- [Requirement]
Copy out every line that contains "matplotlib".

==== Stored data

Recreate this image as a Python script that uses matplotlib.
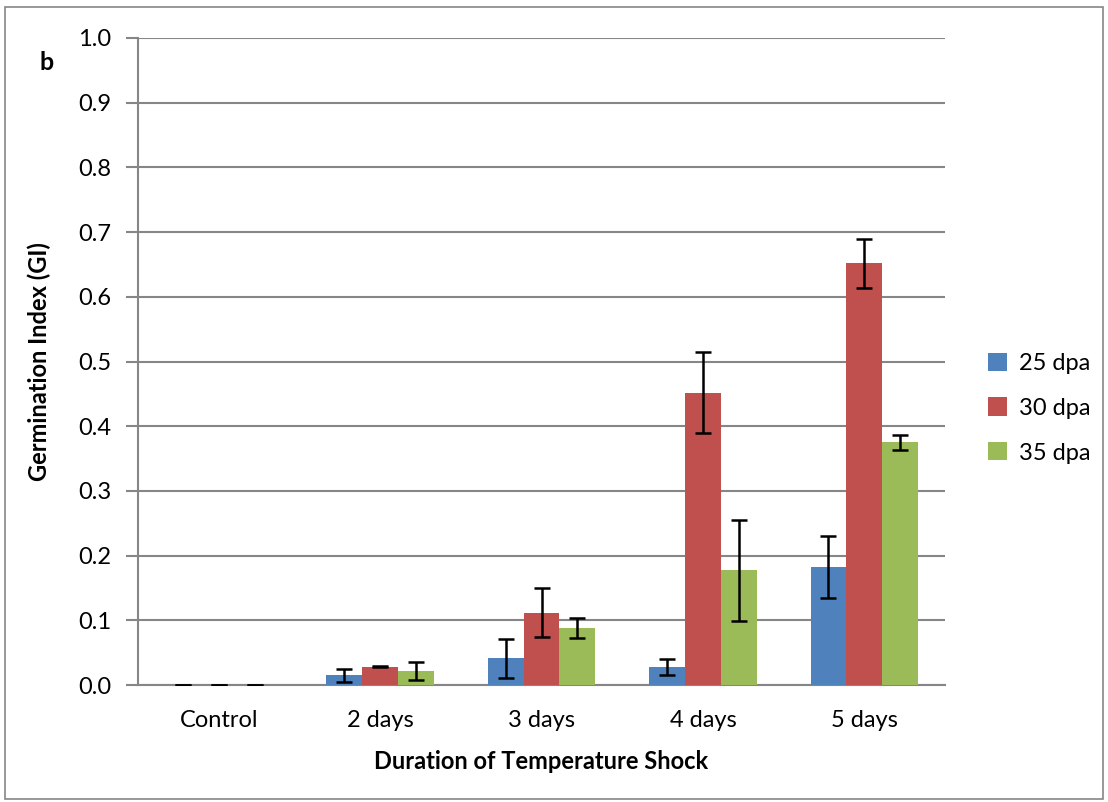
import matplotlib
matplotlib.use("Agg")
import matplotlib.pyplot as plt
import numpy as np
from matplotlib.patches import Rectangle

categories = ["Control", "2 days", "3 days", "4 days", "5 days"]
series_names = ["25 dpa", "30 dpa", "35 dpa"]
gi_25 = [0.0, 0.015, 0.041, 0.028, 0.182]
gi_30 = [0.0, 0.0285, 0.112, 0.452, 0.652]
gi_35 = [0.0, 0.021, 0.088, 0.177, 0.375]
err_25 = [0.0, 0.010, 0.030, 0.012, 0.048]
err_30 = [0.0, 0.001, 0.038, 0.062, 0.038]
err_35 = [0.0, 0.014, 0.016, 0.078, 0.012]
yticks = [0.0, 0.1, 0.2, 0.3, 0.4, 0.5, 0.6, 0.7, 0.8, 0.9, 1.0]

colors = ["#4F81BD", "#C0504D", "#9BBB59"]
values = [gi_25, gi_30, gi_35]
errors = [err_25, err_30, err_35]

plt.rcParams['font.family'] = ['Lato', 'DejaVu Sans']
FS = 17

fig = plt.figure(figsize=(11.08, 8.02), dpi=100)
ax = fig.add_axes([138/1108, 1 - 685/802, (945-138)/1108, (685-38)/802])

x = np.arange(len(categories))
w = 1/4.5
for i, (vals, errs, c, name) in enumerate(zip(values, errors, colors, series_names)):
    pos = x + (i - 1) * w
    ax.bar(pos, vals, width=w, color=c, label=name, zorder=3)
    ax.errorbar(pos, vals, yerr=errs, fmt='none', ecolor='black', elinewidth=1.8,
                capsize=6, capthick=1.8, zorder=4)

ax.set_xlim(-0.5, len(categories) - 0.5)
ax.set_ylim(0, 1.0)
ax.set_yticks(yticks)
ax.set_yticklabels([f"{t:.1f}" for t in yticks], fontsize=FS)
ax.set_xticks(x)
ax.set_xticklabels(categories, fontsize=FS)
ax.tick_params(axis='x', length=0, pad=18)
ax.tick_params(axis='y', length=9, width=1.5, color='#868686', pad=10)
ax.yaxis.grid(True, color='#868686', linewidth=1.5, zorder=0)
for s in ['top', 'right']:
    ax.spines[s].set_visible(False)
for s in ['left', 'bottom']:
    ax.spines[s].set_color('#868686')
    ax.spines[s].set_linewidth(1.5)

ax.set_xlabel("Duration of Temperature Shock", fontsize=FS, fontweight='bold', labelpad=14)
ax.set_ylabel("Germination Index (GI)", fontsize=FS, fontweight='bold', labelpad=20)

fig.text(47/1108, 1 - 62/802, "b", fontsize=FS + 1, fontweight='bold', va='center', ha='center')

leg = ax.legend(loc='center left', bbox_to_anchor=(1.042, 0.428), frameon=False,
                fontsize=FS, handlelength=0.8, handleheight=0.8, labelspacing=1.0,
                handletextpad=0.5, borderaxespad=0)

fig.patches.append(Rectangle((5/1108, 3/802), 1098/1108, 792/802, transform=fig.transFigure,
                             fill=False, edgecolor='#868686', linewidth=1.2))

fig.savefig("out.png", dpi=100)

========

- [Solution for this problem]
Recreate this image as a Python script that uses matplotlib.
import matplotlib
matplotlib.use("Agg")
import matplotlib.pyplot as plt
from matplotlib.patches import Rectangle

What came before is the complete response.